It used to be that one of your primary means of competing as a brand was raising the spend and buying more impressions than your competitors — and doing it creatively, in order to stir up more laughter and tears than the other guy. Your budget and creative wherewithal were your arsenal. We carried that approach over from traditional marketing.
Even fairly recently, a marketer or agency might tell you that the top focus of the media lead was to build and optimize the right plan for achieving desired reach. “Reach” was the mandate. The audience piece was somewhat left to happy accident, as we based our buy on publisher reported audience stats and then leaned on context to deliver our target audiences. If you took even a little bit of time and were diligent about your initial media research, focusing on placing your media well was a good move. Relying somewhat on intuition, of course, you were endeavoring to reach your audience in context, through a string of educated guesses, and this was an approach that just might pay off.

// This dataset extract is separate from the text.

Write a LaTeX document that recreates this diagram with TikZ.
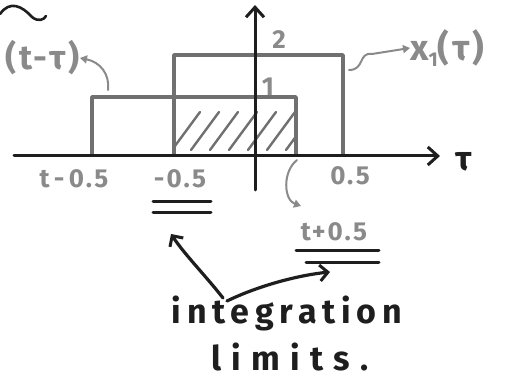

Gradually, both brand and performance marketers began to focus more on engagement and maximizing that. This focus has stuck. It’s the way we collectively operate. Making sure that targeting, placement, message and creative all conspire to spur a productive interaction has become the normal obsession — and automation has allowed us to take this to a level that’s almost like sport for marketers.
Within digital, as audience-based approaches and programmatic have become the industry standard, mobile has made strides to dive into this opportunity. Now that the data science has matured for mobile and we are no beholden to the cookie, we can explore a greater scope of audience opportunity. Mobile can be a driver and even a lead within the mix, and we can engage in much more competitive tactics.
Greater capacity for personalization leads us to certain precision tactics that more and more marketers are starting to use on mobile. In 2014, we will see more marketers executing assertive approaches such as constructing campaigns to target, drive and optimize foot-traffic from mobile impressions. We may even see brand conquesting, or using personalization and localization to infiltrate a competitor’s terrain.
There are a few companies leading the charge, supporting marketers and their agencies in this sort of work. A brand might place signage near a competitor’s location, serve a coupon after a competitive purchase, or steadily message about competitive products, in context. But, it is now possible — thanks to advancements in personalization and localization tech and geo-conquesting capabilities — to literally cross into a competitor’s territory and capture the attention of their consumers. More marketers will confidently work across platforms and across competitor lines to experience the potential ROI of these powerful methods, now that so much more is possible.
Media moves and matures and passes new milestones constantly. New options suggest that there is more stepping up to do — that if you don’t explore the new reaches of technology, your competitors will. We saw this with advancements in search, programmatic display, premium video, and now mobile. It’s a great time for the love of the game, all across the board.